Scholars and policymakers have long agreed that the fragmentation of foreign aid impedes its effectiveness as a tool for foreign policy and international development. Nevertheless, many countries continue to obstruct their own foreign policy goals by spreading aid across multiple independent agencies with overlapping and sometimes conflicting agendas. Given how much the literature has said about the drawbacks of foreign aid fragmentation, why do many countries break up their aid rather than centralizing it through one large agency?

In this dissertation, I argue that foreign aid fragmentation is not a conscious policy choice; rather, it is a byproduct of bargaining and vote-buying within legislatures. Precisely because foreign aid is not politically popular or salient, lawmakers promoting aid legislation often face a struggle to attract votes. One solution is to channel foreign aid funding through specialized agencies that appeal to specific legislators who may not otherwise favor a bill, resulting in bureaucratic overlap and inefficiency. I develop a spatial model of vote-buying and test its derived hypotheses on foreign aid fragmentation through several angles in four empirical chapters.

First, using the US case, I find that foreign aid is more fragmented when the preferences of parties are far apart and the majority party is heterogeneous. In these cases, the particularistic interests of moderate majority party members result in specialized provisions that create fragmentation. I introduce a novel measure of foreign aid fragmentation and use it to test these hypotheses. Second, I trace the mechanisms of the theory in the creation of the 1992 FREEDOM support act.
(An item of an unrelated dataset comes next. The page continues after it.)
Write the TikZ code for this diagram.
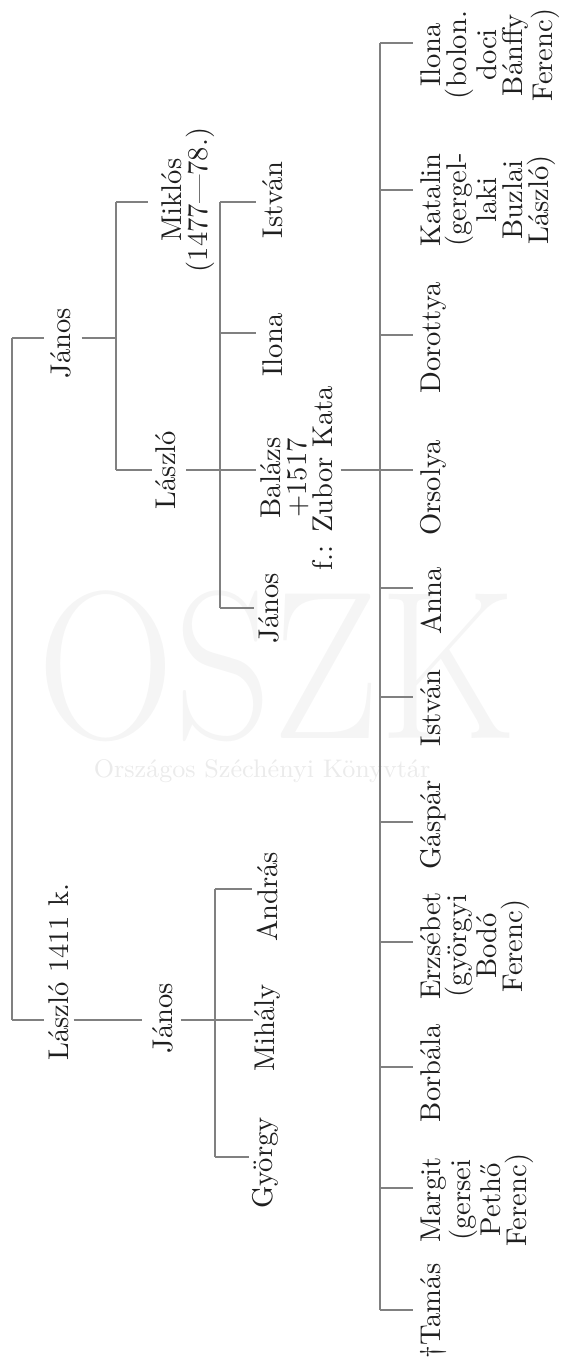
\documentclass[tikz,border=0pt]{standalone}
\usetikzlibrary{calc}
\begin{document}
\begin{tikzpicture}[x=0.35pt,y=-0.35pt,
  nm/.style={rotate=90,anchor=north,inner sep=0pt,align=center,
    font=\fontsize{10}{9.1}\selectfont,text=black!88},
  ln/.style={draw=black!50,line width=0.4pt},
  wm/.style={inner sep=0pt,anchor=base}]
\useasboundingbox (0,0) rectangle (562,1363);
% watermark
\node[wm,text=black!4,font=\fontsize{74}{74}\selectfont,xscale=0.9] (wmA) at (277,738) {OSZK};
\node[wm,text=black!8,font=\fontsize{8.9}{10}\selectfont] (wmB) at (262,777) {Országos Széchényi Könyvtár};

% generation 1
\node[nm] (j1) at (50,343) {János};
\node[nm] (l0) at (48,972) {László 1411 k.};
% generation 2
\node[nm] (mik) at (161,200) {Miklós\\(1477—78.)};
\node[nm] (las) at (155,470) {László};
\node[nm] (j2) at (152,1018) {János};
% generation 3
\node[nm] (ist3) at (262,200) {István};
\node[nm] (ilo3) at (262,345) {Ilona};
\node[nm] (bal) at (260,478) {Balázs\\+1517\\f.: Zubor Kata};
\node[nm] (jan3) at (258,608) {János};
\node[nm] (and) at (256,897) {András};
\node[nm] (mih) at (254,1028) {Mihály};
\node[nm] (gyo) at (252,1163) {György};
% generation 4
\node[nm] (c1) at (420,55) {Ilona\\(bolon.\\doci\\Bánffy\\Ferenc)};
\node[nm] (c2) at (420,200) {Katalin\\(gergel-\\laki\\Buzlai\\László)};
\node[nm] (c3) at (420,338) {Dorottya};
\node[nm] (c4) at (420,488) {Orsolya};
\node[nm] (c5) at (420,601) {Anna};
\node[nm] (c6) at (420,708) {István};
\node[nm] (c7) at (420,825) {Gáspár};
\node[nm] (c8) at (420,946) {Erzsébet\\(györgyi\\Bodó\\Ferenc)};
\node[nm] (c9) at (420,1073) {Borbála};
\node[nm] (c10) at (420,1200) {Margit\\(gersei\\Pethő\\Ferenc)};
\node[nm] (c11) at (420,1311) {\textdagger Tamás};

% bar coordinates
\coordinate (L1a) at (12,338);
\coordinate (L1b) at (12,1020);
\coordinate (L2a) at (116,202);
\coordinate (L2m) at (116,338);
\coordinate (L2b) at (116,470);
\coordinate (L3a) at (220,202);
\coordinate (L3i) at (220,333);
\coordinate (L3m) at (220,470);
\coordinate (L3b) at (220,608);
\coordinate (L3c) at (215,889);
\coordinate (L3n) at (215,1020);
\coordinate (L3d) at (215,1157);
\coordinate (t1) at (380,43);
\coordinate (t2) at (380,190);
\coordinate (t3) at (380,335);
\coordinate (t4) at (380,470);
\coordinate (t5) at (380,588);
\coordinate (t6) at (380,697);
\coordinate (t7) at (380,822);
\coordinate (t8) at (380,942);
\coordinate (t9) at (380,1067);
\coordinate (t10) at (380,1188);
\coordinate (t11) at (380,1310);

% generation 1 connectors
\draw[ln] (L1a) -- (L1b);
\draw[ln,shorten >=2pt] (L1a) -- (L1a -| j1.north);
\draw[ln,shorten <=3.5pt] (j1.south |- L1a) -- (L2m);
\draw[ln,shorten >=1.5pt] (L1b) -- (L1b -| l0.north);
\draw[ln,shorten <=1.5pt,shorten >=3.5pt] (l0.south |- L1b) -- (L1b -| j2.north);
\draw[ln,shorten <=2.5pt] (j2.south |- L3n) -- (L3n);
% generation 2 connectors
\draw[ln] (L2a) -- (L2b);
\draw[ln,shorten >=4.5pt] (L2a) -- (L2a -| mik.north);
\draw[ln,shorten >=1pt] (L2b) -- (L2b -| las.north);
\draw[ln,shorten <=3.5pt] (las.south |- L3m) -- (L3m);
% generation 3 connectors (László)
\draw[ln] (L3a) -- (L3b);
\draw[ln,shorten >=2pt] (L3a) -- (L3a -| ist3.north);
\draw[ln,shorten >=2pt] (L3i) -- (L3i -| ilo3.north);
\draw[ln,shorten >=1.5pt] (L3m) -- (L3m -| bal.north);
\draw[ln,shorten >=1.5pt] (L3b) -- (L3b -| jan3.north);
% generation 3 connectors (János)
\draw[ln] (L3c) -- (L3d);
\draw[ln,shorten >=1.5pt] (L3c) -- (L3c -| and.north);
\draw[ln,shorten >=0.5pt] (L3n) -- (L3n -| mih.north);
\draw[ln,shorten >=1pt] (L3d) -- (L3d -| gyo.north);
% Balázs to his children
\draw[ln,shorten <=2.5pt] (bal.south |- t4) -- (t4);
\draw[ln] (t1) -- (t11);
\foreach \t/\c in {t1/c1,t2/c2,t3/c3,t4/c4,t5/c5,t6/c6,t7/c7,t8/c8,t9/c9,t10/c10,t11/c11}
  \draw[ln,shorten >=2.5pt] (\t) -- (\t -| \c.north);
\end{tikzpicture}
\end{document}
I find that moderate legislators were able to withhold their support for the bill in exchange for funding of their pet projects. This led to a more fragmented aid environment.
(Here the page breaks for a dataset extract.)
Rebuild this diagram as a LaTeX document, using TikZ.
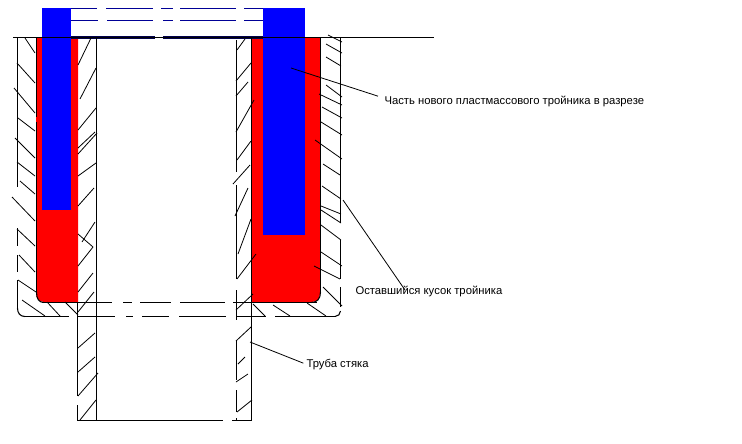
\documentclass[tikz,border=0pt]{standalone}
\usepackage{fontspec}
\setmainfont{Liberation Sans}
\usepackage{xcolor}
\definecolor{edgeblue}{RGB}{0,0,150}
\def\labelsize{\fontsize{8.45}{10}\selectfont}

\begin{document}
\begin{tikzpicture}[x=0.75pt,y=-0.75pt,line width=0.75pt]
    \tikzstyle{hatch}=[draw=black,line width=0.6pt]
    \tikzstyle{wall}=[draw=black,line width=0.8pt]
    \tikzstyle{annot}=[anchor=west,inner sep=0pt,font=\labelsize]
    \tikzstyle{leader}=[draw=black,line width=0.6pt]

    \useasboundingbox (0,0) rectangle (742,443);

    % Draw the red filling
    \fill[red] (36,38) -- (36,293) .. controls (36,299) and (39,302) .. (45,302) -- (78,302) -- (78,38) -- cycle;
    \fill[red] (251,38) -- (251,302) -- (311,302) .. controls (317,302) and (320,299) .. (320,293) -- (320,38) -- cycle;

    % Draw the blue parts
    \fill[blue] (42,8) rectangle (71,210);
    \fill[blue] (263,8) rectangle (305,235);
    \foreach \xa/\xb in {71/97,106/153,161/173,180/236,244/263}
        \draw[edgeblue] (\xa,8.5) -- (\xb,8.5);
    \foreach \xa/\xb in {71/98,107/153,163/173,180/236,244/263}
        \draw[edgeblue] (\xa,20.5) -- (\xb,20.5);
    \draw[black!70!blue,line width=1.6pt] (71,37.5) -- (155,37.5);
    \draw[black!70!blue,line width=1.6pt] (163,37.5) -- (263,37.5);
    \draw[wall] (13,37.5) -- (434,37.5);

    % Draw the vertical walls
    \foreach \px/\ya/\yb in {17.5/38/187,17.5/228/246,17.5/255/272,17.5/280/308,
        36.5/38/117,36.5/122/292,
        96.5/38/420,
        77.5/303/396,77.5/405/420,
        236.5/40/172,236.5/185/279,236.5/290/320,236.5/340/380,236.5/390/412,236.5/418/420,
        251.5/38/420,
        320.5/38/292,
        340.5/37/223,340.5/240/279,340.5/287/307}
        \draw[wall] (\px,\ya) -- (\px,\yb);

    % Draw the horizontal lines with their gaps
    \foreach \py/\xa/\xb in {302.5/42/112,302.5/123/132,302.5/140/171,302.5/180/225,302.5/233/317,
        316.5/25/69,316.5/77/115,316.5/126/133,316.5/142/169,316.5/179/226,316.5/236/266,316.5/275/335,
        420.5/77/223,420.5/232/252}
        \draw[wall] (\xa,\py) -- (\xb,\py);

    % Draw the rounded corners
    \draw[wall] (36.5,292) .. controls (36.5,299) and (39,302.5) .. (44,302.5);
    \draw[wall] (311,302.5) .. controls (317,302.5) and (320.5,299) .. (320.5,292);
    \draw[wall] (17.5,308) .. controls (17.5,313) and (20,316.5) .. (25,316.5);
    \draw[wall] (335,316.5) .. controls (338,316.5) and (340.5,314) .. (340.5,311);

    % Draw the hatching, wall by wall
    \foreach \xa/\ya/\xb/\yb in {25/38/35/53,17/63/35/83,14/88/35/113,18/118/35/131,15/138/35/158,
        17/162/35/176,20/181/35/194,12/197/35/221,17/229/35/246,19/255/35/272,18/280/36/292,
        22/300/45/316,47/302/60/316,65/302/78/315}
        \draw[hatch] (\xa,\ya) -- (\xb,\yb);
    \foreach \xa/\ya/\xb/\yb in {91/38/78/65,96/68/80/99,96/108/78/130,95/132/78/148,97/133/78/154,
        96/163/78/176,94/188/78/206,95/222/82/242,78/234/93/247,93/247/78/266,93/273/78/292,94/292/78/312,
        95/333/78/348,95/357/78/372,98/373/78/396,96/400/80/420}
        \draw[hatch] (\xa,\ya) -- (\xb,\yb);
    \foreach \xa/\ya/\xb/\yb in {245/39/237/50,251/63/236/81,248/82/236/96,254/100/236/132,251/141/237/160,
        250/165/233/184,248/188/235/216,251/219/238/254,256/254/237/279,253/294/236/310,
        251/327/236/341,245/357/238/364,248/374/236/382,252/400/237/412}
        \draw[hatch] (\xa,\ya) -- (\xb,\yb);
    \foreach \xa/\ya/\xb/\yb in {328/35/342/42,326/44/342/53,326/57/341/66,326/85/342/97,319/94/342/105,
        322/107/342/118,321/122/342/135,315/140/342/159,323/164/340/175,322/186/341/199,321/206/341/214,
        321/210/341/223,321/225/341/240,321/252/342/266,314/266/340/279,323/287/342/306,
        307/303/326/316,273/305/290/316,253/304/265/316}
        \draw[hatch] (\xa,\ya) -- (\xb,\yb);

    % Draw the labels and their leaders
    \node[annot] (tee new) at (384,101.5) {Часть нового пластмассового тройника в разрезе};
    \node[annot] (tee old) at (355,291.5) {Оставшийся кусок тройника};
    \node[annot] (pipe) at (306,364.5) {Труба стяка};

    \coordinate (tee new end) at (291,68);
    \coordinate (tee old end) at (343,200);
    \coordinate (tee old foot) at (405,290);
    \coordinate (pipe end) at (250,342);

    \draw[leader] (tee new end) -- ([xshift=-4.5pt,yshift=4pt]tee new.west);
    \draw[leader] (tee old end) -- (tee old foot);
    \draw[leader] (pipe end) -- ([xshift=-2pt,yshift=1pt]pipe.west);
\end{tikzpicture}
\end{document}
Finally, I extend the model in two separate chapters. First, I show that divided party government plays a role in fragmentation by limiting substitute bargaining tools. Second, using a cross-national sample, I show that countries with plurality electors systems, which tend to create incentives for legislative vote-buying, also have more fragmented foreign aid budgets. This provides further evidence that aid fragmentation comes from legislative bargains.